■ **What is needed**
Return all of the data exactly as written, without the pictures.

■ **Raw data**
= = = = = = =

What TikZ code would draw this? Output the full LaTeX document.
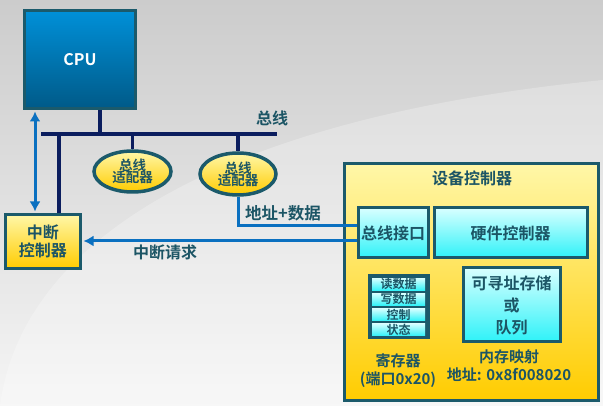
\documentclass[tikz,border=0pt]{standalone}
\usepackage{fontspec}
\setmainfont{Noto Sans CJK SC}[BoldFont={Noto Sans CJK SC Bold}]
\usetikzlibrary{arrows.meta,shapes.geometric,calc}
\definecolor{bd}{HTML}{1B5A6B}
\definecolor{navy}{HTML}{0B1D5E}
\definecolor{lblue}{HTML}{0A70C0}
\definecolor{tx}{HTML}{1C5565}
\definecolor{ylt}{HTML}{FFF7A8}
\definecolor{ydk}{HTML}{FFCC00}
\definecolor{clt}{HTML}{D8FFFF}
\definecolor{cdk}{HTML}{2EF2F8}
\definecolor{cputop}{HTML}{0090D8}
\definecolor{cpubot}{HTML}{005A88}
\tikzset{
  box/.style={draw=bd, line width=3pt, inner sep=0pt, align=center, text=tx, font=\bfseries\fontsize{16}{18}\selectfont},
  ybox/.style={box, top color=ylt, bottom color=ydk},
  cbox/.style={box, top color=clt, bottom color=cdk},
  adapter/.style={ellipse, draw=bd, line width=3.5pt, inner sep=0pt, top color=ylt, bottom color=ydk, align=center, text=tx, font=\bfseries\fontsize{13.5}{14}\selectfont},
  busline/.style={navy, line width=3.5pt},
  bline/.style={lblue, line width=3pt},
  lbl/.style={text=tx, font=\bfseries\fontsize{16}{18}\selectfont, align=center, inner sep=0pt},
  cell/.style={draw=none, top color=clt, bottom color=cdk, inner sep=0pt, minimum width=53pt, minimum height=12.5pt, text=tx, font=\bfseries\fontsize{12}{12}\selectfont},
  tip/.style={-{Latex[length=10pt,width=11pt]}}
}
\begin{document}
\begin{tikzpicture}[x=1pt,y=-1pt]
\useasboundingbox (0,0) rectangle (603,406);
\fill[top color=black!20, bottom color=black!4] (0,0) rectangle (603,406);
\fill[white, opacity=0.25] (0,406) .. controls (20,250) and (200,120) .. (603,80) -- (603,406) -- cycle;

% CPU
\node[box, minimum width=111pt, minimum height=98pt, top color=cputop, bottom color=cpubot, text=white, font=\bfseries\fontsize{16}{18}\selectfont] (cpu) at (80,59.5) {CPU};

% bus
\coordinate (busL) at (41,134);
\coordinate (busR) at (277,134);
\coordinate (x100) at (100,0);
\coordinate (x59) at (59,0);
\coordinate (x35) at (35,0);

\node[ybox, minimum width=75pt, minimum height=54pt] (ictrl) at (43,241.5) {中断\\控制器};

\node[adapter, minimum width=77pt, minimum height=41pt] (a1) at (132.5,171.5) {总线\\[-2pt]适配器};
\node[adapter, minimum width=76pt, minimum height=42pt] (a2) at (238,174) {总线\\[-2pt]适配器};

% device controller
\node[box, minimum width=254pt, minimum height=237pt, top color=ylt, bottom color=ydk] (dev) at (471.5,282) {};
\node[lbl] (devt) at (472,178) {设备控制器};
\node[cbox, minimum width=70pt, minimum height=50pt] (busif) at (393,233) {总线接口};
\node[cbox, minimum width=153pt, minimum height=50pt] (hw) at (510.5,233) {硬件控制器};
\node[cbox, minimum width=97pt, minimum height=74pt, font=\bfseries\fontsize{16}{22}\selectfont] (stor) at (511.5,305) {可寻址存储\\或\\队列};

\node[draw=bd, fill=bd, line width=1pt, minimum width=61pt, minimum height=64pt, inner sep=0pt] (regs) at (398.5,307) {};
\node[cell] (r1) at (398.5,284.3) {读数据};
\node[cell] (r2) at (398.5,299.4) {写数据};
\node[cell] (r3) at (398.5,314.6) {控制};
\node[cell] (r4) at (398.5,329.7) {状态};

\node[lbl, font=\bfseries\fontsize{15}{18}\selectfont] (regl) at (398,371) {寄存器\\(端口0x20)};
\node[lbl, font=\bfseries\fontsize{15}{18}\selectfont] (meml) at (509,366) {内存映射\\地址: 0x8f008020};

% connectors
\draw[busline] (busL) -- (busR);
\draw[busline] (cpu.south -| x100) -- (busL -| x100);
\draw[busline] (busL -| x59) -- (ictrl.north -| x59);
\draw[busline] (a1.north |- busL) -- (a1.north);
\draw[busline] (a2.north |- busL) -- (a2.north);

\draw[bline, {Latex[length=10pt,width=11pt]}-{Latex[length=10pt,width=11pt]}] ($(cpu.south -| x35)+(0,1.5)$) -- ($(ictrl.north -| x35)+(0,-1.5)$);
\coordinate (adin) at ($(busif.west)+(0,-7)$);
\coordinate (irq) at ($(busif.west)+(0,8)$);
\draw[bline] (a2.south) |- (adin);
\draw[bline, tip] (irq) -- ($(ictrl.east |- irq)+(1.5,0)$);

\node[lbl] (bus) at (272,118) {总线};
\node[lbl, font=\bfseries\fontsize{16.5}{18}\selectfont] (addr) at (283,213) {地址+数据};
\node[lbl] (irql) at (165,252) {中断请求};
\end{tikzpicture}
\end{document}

= = = = = = =

■ **Response to the exercise**
What TikZ code would draw this? Output the full LaTeX document.
\documentclass[tikz,border=0pt]{standalone}
\usepackage{fontspec}
\setmainfont{Noto Sans CJK SC}[BoldFont={Noto Sans CJK SC Bold}]
\usetikzlibrary{arrows.meta,shapes.geometric,calc}
\definecolor{bd}{HTML}{1B5A6B}
\definecolor{navy}{HTML}{0B1D5E}
\definecolor{lblue}{HTML}{0A70C0}
\definecolor{tx}{HTML}{1C5565}
\definecolor{ylt}{HTML}{FFF7A8}
\definecolor{ydk}{HTML}{FFCC00}
\definecolor{clt}{HTML}{D8FFFF}
\definecolor{cdk}{HTML}{2EF2F8}
\definecolor{cputop}{HTML}{0090D8}
\definecolor{cpubot}{HTML}{005A88}
\tikzset{
  box/.style={draw=bd, line width=3pt, inner sep=0pt, align=center, text=tx, font=\bfseries\fontsize{16}{18}\selectfont},
  ybox/.style={box, top color=ylt, bottom color=ydk},
  cbox/.style={box, top color=clt, bottom color=cdk},
  adapter/.style={ellipse, draw=bd, line width=3.5pt, inner sep=0pt, top color=ylt, bottom color=ydk, align=center, text=tx, font=\bfseries\fontsize{13.5}{14}\selectfont},
  busline/.style={navy, line width=3.5pt},
  bline/.style={lblue, line width=3pt},
  lbl/.style={text=tx, font=\bfseries\fontsize{16}{18}\selectfont, align=center, inner sep=0pt},
  cell/.style={draw=none, top color=clt, bottom color=cdk, inner sep=0pt, minimum width=53pt, minimum height=12.5pt, text=tx, font=\bfseries\fontsize{12}{12}\selectfont},
  tip/.style={-{Latex[length=10pt,width=11pt]}}
}
\begin{document}
\begin{tikzpicture}[x=1pt,y=-1pt]
\useasboundingbox (0,0) rectangle (603,406);
\fill[top color=black!20, bottom color=black!4] (0,0) rectangle (603,406);
\fill[white, opacity=0.25] (0,406) .. controls (20,250) and (200,120) .. (603,80) -- (603,406) -- cycle;

% CPU
\node[box, minimum width=111pt, minimum height=98pt, top color=cputop, bottom color=cpubot, text=white, font=\bfseries\fontsize{16}{18}\selectfont] (cpu) at (80,59.5) {CPU};

% bus
\coordinate (busL) at (41,134);
\coordinate (busR) at (277,134);
\coordinate (x100) at (100,0);
\coordinate (x59) at (59,0);
\coordinate (x35) at (35,0);

\node[ybox, minimum width=75pt, minimum height=54pt] (ictrl) at (43,241.5) {中断\\控制器};

\node[adapter, minimum width=77pt, minimum height=41pt] (a1) at (132.5,171.5) {总线\\[-2pt]适配器};
\node[adapter, minimum width=76pt, minimum height=42pt] (a2) at (238,174) {总线\\[-2pt]适配器};

% device controller
\node[box, minimum width=254pt, minimum height=237pt, top color=ylt, bottom color=ydk] (dev) at (471.5,282) {};
\node[lbl] (devt) at (472,178) {设备控制器};
\node[cbox, minimum width=70pt, minimum height=50pt] (busif) at (393,233) {总线接口};
\node[cbox, minimum width=153pt, minimum height=50pt] (hw) at (510.5,233) {硬件控制器};
\node[cbox, minimum width=97pt, minimum height=74pt, font=\bfseries\fontsize{16}{22}\selectfont] (stor) at (511.5,305) {可寻址存储\\或\\队列};

\node[draw=bd, fill=bd, line width=1pt, minimum width=61pt, minimum height=64pt, inner sep=0pt] (regs) at (398.5,307) {};
\node[cell] (r1) at (398.5,284.3) {读数据};
\node[cell] (r2) at (398.5,299.4) {写数据};
\node[cell] (r3) at (398.5,314.6) {控制};
\node[cell] (r4) at (398.5,329.7) {状态};

\node[lbl, font=\bfseries\fontsize{15}{18}\selectfont] (regl) at (398,371) {寄存器\\(端口0x20)};
\node[lbl, font=\bfseries\fontsize{15}{18}\selectfont] (meml) at (509,366) {内存映射\\地址: 0x8f008020};

% connectors
\draw[busline] (busL) -- (busR);
\draw[busline] (cpu.south -| x100) -- (busL -| x100);
\draw[busline] (busL -| x59) -- (ictrl.north -| x59);
\draw[busline] (a1.north |- busL) -- (a1.north);
\draw[busline] (a2.north |- busL) -- (a2.north);

\draw[bline, {Latex[length=10pt,width=11pt]}-{Latex[length=10pt,width=11pt]}] ($(cpu.south -| x35)+(0,1.5)$) -- ($(ictrl.north -| x35)+(0,-1.5)$);
\coordinate (adin) at ($(busif.west)+(0,-7)$);
\coordinate (irq) at ($(busif.west)+(0,8)$);
\draw[bline] (a2.south) |- (adin);
\draw[bline, tip] (irq) -- ($(ictrl.east |- irq)+(1.5,0)$);

\node[lbl] (bus) at (272,118) {总线};
\node[lbl, font=\bfseries\fontsize{16.5}{18}\selectfont] (addr) at (283,213) {地址+数据};
\node[lbl] (irql) at (165,252) {中断请求};
\end{tikzpicture}
\end{document}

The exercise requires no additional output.